April 2018

Originally published in the King’s Stanley Magazine.

“It’s a joke!” “You’re joking!”

April Fool’s day works on the principle of trying to play a joke on somebody, trying to catch them out, getting them to believe something that isn’t really the case – but it might be true.

For the first time in decades, Easter Sunday falls on April Fool’s day this year. Is Easter a joke, or is it trying to get people to believe something that really isn’t the case?

For Christians, Easter Sunday is THE DAY, the day of resurrection. On the third day Jesus, who had been crucified, appeared to his followers. His tomb was empty. The stone that had sealed the tomb had been rolled away. Does this sound too good to be true? If it is true then death itself has been conquered; how so, when clearly everybody is destined to die?
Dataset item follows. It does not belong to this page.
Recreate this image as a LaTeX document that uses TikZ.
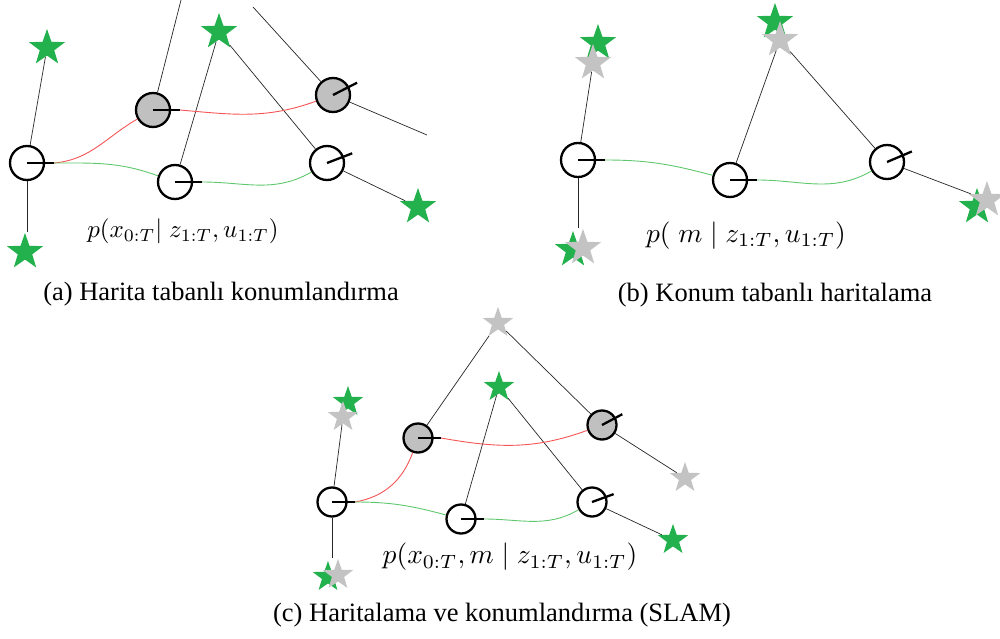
\documentclass[tikz,border=0pt]{standalone}
\usepackage[no-math]{fontspec}
\setmainfont{Liberation Serif}
\usepackage{amsmath}
\usetikzlibrary{calc,shapes.geometric}

\definecolor{lmgreen}{RGB}{34,177,76}
\definecolor{lmgray}{RGB}{195,195,195}
\definecolor{kgray}{RGB}{192,192,192}
\definecolor{odogreen}{RGB}{95,200,110}
\definecolor{estred}{RGB}{245,85,85}

\begin{document}
\begin{tikzpicture}[x=1pt,y=1pt,
    pose/.style={circle,draw,fill=white,line width=2.3pt,minimum size=34pt,inner sep=0pt},
    kpose/.style={pose,fill=kgray},
    small/.style={minimum size=29pt},
    lm/.style={star,star points=5,star point ratio=2.5,minimum size=38pt,inner sep=0pt,fill=lmgreen},
    glm/.style={lm,fill=lmgray},
    obs/.style={line width=0.7pt,black!85},
    heading/.style={line width=2.3pt},
    odo/.style={line width=0.9pt,odogreen},
    est/.style={line width=0.9pt,estred},
    lbl/.style={scale=2.5},
    captxt/.style={font=\fontsize{26.5}{31}\selectfont}]
\useasboundingbox (0,0) rectangle (1000,-639);

% (a) map based localization
\node[lm] (sa1) at (47,-48) {};
\node[lm] (sa2) at (25,-252) {};
\node[lm] (sa3) at (219,-32) {};
\node[lm] (sa4) at (418,-207) {};
\coordinate (fa1) at (181,0);
\coordinate (fa2) at (253,-7);
\coordinate (fa3) at (427,-135);
\node[pose] (a1) at (27,-163) {};
\node[kpose] (a2) at (153,-110) {};
\node[kpose] (a3) at (333,-95) {};
\node[pose] (a4) at (175,-182) {};
\node[pose] (a5) at (327,-163) {};
\draw[obs] (a1) -- (sa1);
\draw[obs] (a1) -- (a1 |- sa2.north);
\draw[obs] (a2) -- (fa1);
\draw[obs] (fa2) -- (a3);
\draw[obs] (a3) -- (fa3);
\draw[obs] (a4) -- (sa3);
\draw[obs] (a5) -- (sa3);
\draw[obs] (a5) -- (sa4);
\foreach \n/\a in {a1/0,a2/0,a3/27,a4/0,a5/21}
    \draw[heading] (\n.center) -- ++(\a:27) coordinate (\n h);
\draw[est] (a1h) to[out=5,in=210] (a2);
\draw[est] (a2h) to[out=-5,in=200] (a3);
\draw[odo] (a1h) to[out=0,in=160] (a4);
\draw[odo] (a4h) to[out=0,in=210] (a5);
\node[lbl] (pa) at (183,-231) {$p(x_{0:T}|\;z_{1:T}, u_{1:T})$};
\node[captxt] (ca) at (221,-294) {(a) Harita tabanlı konumlandırma};

% (b) pose based mapping
\node[lm] (sb1g) at (598,-43) {};
\node[glm] (sb1) at (593,-63) {};
\node[lm] (sb2g) at (573,-250) {};
\node[glm] (sb2) at (583,-248) {};
\node[lm] (sb3g) at (775,-22) {};
\node[glm] (sb3) at (780,-40) {};
\node[lm] (sb4g) at (977,-207) {};
\node[glm] (sb4) at (987,-200) {};
\node[pose] (b1) at (578,-160) {};
\node[pose] (b2) at (730,-180) {};
\node[pose] (b3) at (887,-162) {};
\draw[obs] (b1) -- (sb1);
\draw[obs] (b1) -- (b1 |- sb2.north);
\draw[obs] (b2) -- (sb3);
\draw[obs] (b3) -- (sb3);
\draw[obs] (b3) -- (sb4);
\foreach \n/\a in {b1/0,b2/0,b3/23}
    \draw[heading] (\n.center) -- ++(\a:27) coordinate (\n h);
\draw[odo] (b1h) to[out=0,in=165] (b2);
\draw[odo] (b2h) to[out=0,in=210] (b3);
\node[lbl,scale=1.1] (pb) at (746,-236) {$p(\;m \mid z_{1:T}, u_{1:T})$};
\node[captxt] (cb) at (775,-295) {(b) Konum tabanlı haritalama};

% (c) SLAM
\begin{scope}[lm/.append style={minimum size=32pt}]
\node[lm] (sc1g) at (348,-402) {};
\node[glm] (sc1) at (343,-417) {};
\node[lm] (sc2g) at (328,-577) {};
\node[glm] (sc2) at (338,-575) {};
\node[glm] (sc3) at (498,-323) {};
\node[lm] (sc4) at (499,-387) {};
\node[glm] (sc5) at (685,-478) {};
\node[lm] (sc6) at (673,-540) {};
\end{scope}
\node[pose,small] (c1) at (332,-502) {};
\node[kpose,small] (c2) at (418,-438) {};
\node[kpose,small] (c3) at (602,-425) {};
\node[pose,small] (c4) at (461,-519) {};
\node[pose,small] (c5) at (592,-502) {};
\draw[obs] (c1) -- (sc1);
\draw[obs] (c1) -- (c1 |- sc2.north);
\draw[obs] (c2) -- (sc3);
\draw[obs] (c3) -- (sc3);
\draw[obs] (c3) -- (sc5);
\draw[obs] (c4) -- (sc4);
\draw[obs] (c5) -- (sc4);
\draw[obs] (c5) -- (sc6);
\foreach \n/\a in {c1/0,c2/0,c3/28,c4/0,c5/20}
    \draw[heading] (\n.center) -- ++(\a:23) coordinate (\n h);
\draw[est] (c1h) to[out=10,in=250] (c2);
\draw[est] (c2h) to[out=-10,in=200] (c3);
\draw[odo] (c1h) to[out=0,in=165] (c4);
\draw[odo] (c4h) to[out=0,in=210] (c5);
\node[lbl,scale=1.1] (pc) at (510,-557) {$p(x_{0:T}, m \mid z_{1:T}, u_{1:T})$};
\node[captxt] (cc) at (502,-615) {(c) Haritalama ve konumlandırma (SLAM)};
\end{tikzpicture}
\end{document}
One way of trying to explain this is to think back to WW2. The key event was the success of the D-day landings on 6th June 1944. Once the Allies had landed then it was just a matter of time. In less than a year, VE day was being celebrated. Christians see the Cross and Resurrection of Jesus Christ as being decisive in deciding the final victory of God and his good purposes against sin, death and evil. Is this claim a poor joke, too good to be true? Or is it in line with our sense that life is worth living and that it is worth contributing our ‘penny’s worth’ in the mopping up operations.

In Matthew’s gospel we read that on that first Easter Sunday, an angel of the Lord came down from heaven, rolled the stone away, and sat on it. Was the angel tired? Or is this a joke at death’s expense? That which was meant to seal the tomb, that which symbolised the finality of death, is now useful only as a seat for one of God’s angels. The stone becomes ‘a bit of a joke’.

The question remains as to whether Christians are trying to get people to believe something that isn’t true. Yet if Jesus really did rise from the dead, then there is someone who can accompany each one of us through death itself, into life eternal in the presence of God. Who do you think will have the last laugh?

Every blessing,

Robert Draycott (Rev)

About Robert Draycott

After training at Regent's Park College Oxford for the Baptist Ministry I was ordained in 1976. My first Church was Wollaston in Northamptonshire. Then our whole family moved to Brasil where I served with the BMS in a variety of roles including teaching Theology and Biblical studies in Campo Grande. From 1992 -2010 I was Chaplain and Head of RS at Eltham College. I was Interim Minister of Eltham URC 2012-14, before moving to Gloucester in 2015.